**PROBLEM:**
For the copy, please give all of the data again exactly and leave the pictures out.
▽
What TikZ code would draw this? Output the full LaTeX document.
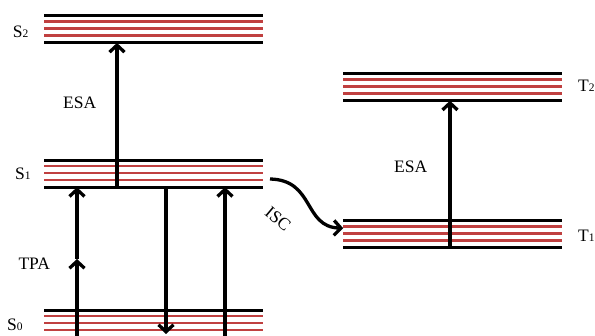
\documentclass[tikz,border=0pt]{standalone}
\usepackage{fontspec}
\setmainfont{Liberation Serif}
\usetikzlibrary{arrows.meta,calc}
\definecolor{lvred}{RGB}{192,64,64}
\newcommand\lvsub[1]{{\fontsize{11.5}{12}\selectfont #1}}
\begin{document}
\begin{tikzpicture}[x=1pt,y=-1pt,
  level/.style={minimum width=219pt, minimum height=27pt, inner sep=0pt, outer sep=0pt},
  blk/.style={line width=3pt, black},
  redl/.style={line width=2.4pt, lvred},
  arr/.style={line width=3.3pt, -{Straight Barb[length=7pt,width=15pt]}},
  lab/.style={font=\fontsize{17.5}{20}\selectfont, anchor=base west, inner sep=0pt},
]
\useasboundingbox (0,0) rectangle (595,336);
% levels
\node[level] (S2) at (153.5,29.4) {};
\node[level] (S1) at (153.5,173.7) {};
\node[level] (S0) at (153.5,323.7) {};
\node[level] (T2) at (452.7,87.2) {};
\node[level] (T1) at (452.7,234.2) {};
\foreach \n in {S2,S1,S0,T2,T1} {
  \draw[blk] (\n.north west) -- (\n.north east);
  \draw[blk] (\n.south west) -- (\n.south east);
  \foreach \f in {0.21,0.47,0.73}
    \draw[redl] ($(\n.north west)!\f!(\n.south west)$) -- ($(\n.north east)!\f!(\n.south east)$);
}
% labels
\node[lab] (lS2) at (12.7,37.3) {S\lvsub{2}};
\node[lab] (lS1) at (15,180) {S\lvsub{1}};
\node[lab] (lS0) at (7,331) {S\lvsub{0}};
\node[lab] (lT2) at (578,91.7) {T\lvsub{2}};
\node[lab] (lT1) at (578,241.5) {T\lvsub{1}};
\node[lab] (esa1) at (63,108.3) {ESA};
\node[lab] (esa2) at (394,173) {ESA};
\node[lab] (tpa) at (18.3,270) {TPA};
\node[font=\fontsize{17.5}{20}\selectfont, rotate=-40, inner sep=0pt] (isc) at (278,219) {ISC};
% arrows
\coordinate (e1) at (117,0);
\draw[arr] (S1.south -| e1) -- (S2.south -| e1);
\coordinate (tpa0) at (77,345);
\coordinate (tpam) at (77,259);
\draw[arr] (tpa0) -- (tpam);
\draw[arr] (tpam) -- (S1.south -| tpam);
\coordinate (dn) at (166,334);
\draw[arr] (S1.south -| dn) -- (dn);
\coordinate (up2) at (225,345);
\draw[arr] (up2) -- (S1.south -| up2);
\coordinate (te) at (450,0);
\draw[arr] (T1.south -| te) -- (T2.south -| te);
\coordinate (iscs) at (270,179);
\draw[arr] (iscs) .. controls (315,180) and (303,227) .. ($(T1.west)+(0,-6)$);
\end{tikzpicture}
\end{document}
△
**FINISHED TASK:**
What TikZ code would draw this? Output the full LaTeX document.
\documentclass[tikz,border=0pt]{standalone}
\usepackage{fontspec}
\setmainfont{Liberation Serif}
\usetikzlibrary{arrows.meta,calc}
\definecolor{lvred}{RGB}{192,64,64}
\newcommand\lvsub[1]{{\fontsize{11.5}{12}\selectfont #1}}
\begin{document}
\begin{tikzpicture}[x=1pt,y=-1pt,
  level/.style={minimum width=219pt, minimum height=27pt, inner sep=0pt, outer sep=0pt},
  blk/.style={line width=3pt, black},
  redl/.style={line width=2.4pt, lvred},
  arr/.style={line width=3.3pt, -{Straight Barb[length=7pt,width=15pt]}},
  lab/.style={font=\fontsize{17.5}{20}\selectfont, anchor=base west, inner sep=0pt},
]
\useasboundingbox (0,0) rectangle (595,336);
% levels
\node[level] (S2) at (153.5,29.4) {};
\node[level] (S1) at (153.5,173.7) {};
\node[level] (S0) at (153.5,323.7) {};
\node[level] (T2) at (452.7,87.2) {};
\node[level] (T1) at (452.7,234.2) {};
\foreach \n in {S2,S1,S0,T2,T1} {
  \draw[blk] (\n.north west) -- (\n.north east);
  \draw[blk] (\n.south west) -- (\n.south east);
  \foreach \f in {0.21,0.47,0.73}
    \draw[redl] ($(\n.north west)!\f!(\n.south west)$) -- ($(\n.north east)!\f!(\n.south east)$);
}
% labels
\node[lab] (lS2) at (12.7,37.3) {S\lvsub{2}};
\node[lab] (lS1) at (15,180) {S\lvsub{1}};
\node[lab] (lS0) at (7,331) {S\lvsub{0}};
\node[lab] (lT2) at (578,91.7) {T\lvsub{2}};
\node[lab] (lT1) at (578,241.5) {T\lvsub{1}};
\node[lab] (esa1) at (63,108.3) {ESA};
\node[lab] (esa2) at (394,173) {ESA};
\node[lab] (tpa) at (18.3,270) {TPA};
\node[font=\fontsize{17.5}{20}\selectfont, rotate=-40, inner sep=0pt] (isc) at (278,219) {ISC};
% arrows
\coordinate (e1) at (117,0);
\draw[arr] (S1.south -| e1) -- (S2.south -| e1);
\coordinate (tpa0) at (77,345);
\coordinate (tpam) at (77,259);
\draw[arr] (tpa0) -- (tpam);
\draw[arr] (tpam) -- (S1.south -| tpam);
\coordinate (dn) at (166,334);
\draw[arr] (S1.south -| dn) -- (dn);
\coordinate (up2) at (225,345);
\draw[arr] (up2) -- (S1.south -| up2);
\coordinate (te) at (450,0);
\draw[arr] (T1.south -| te) -- (T2.south -| te);
\coordinate (iscs) at (270,179);
\draw[arr] (iscs) .. controls (315,180) and (303,227) .. ($(T1.west)+(0,-6)$);
\end{tikzpicture}
\end{document}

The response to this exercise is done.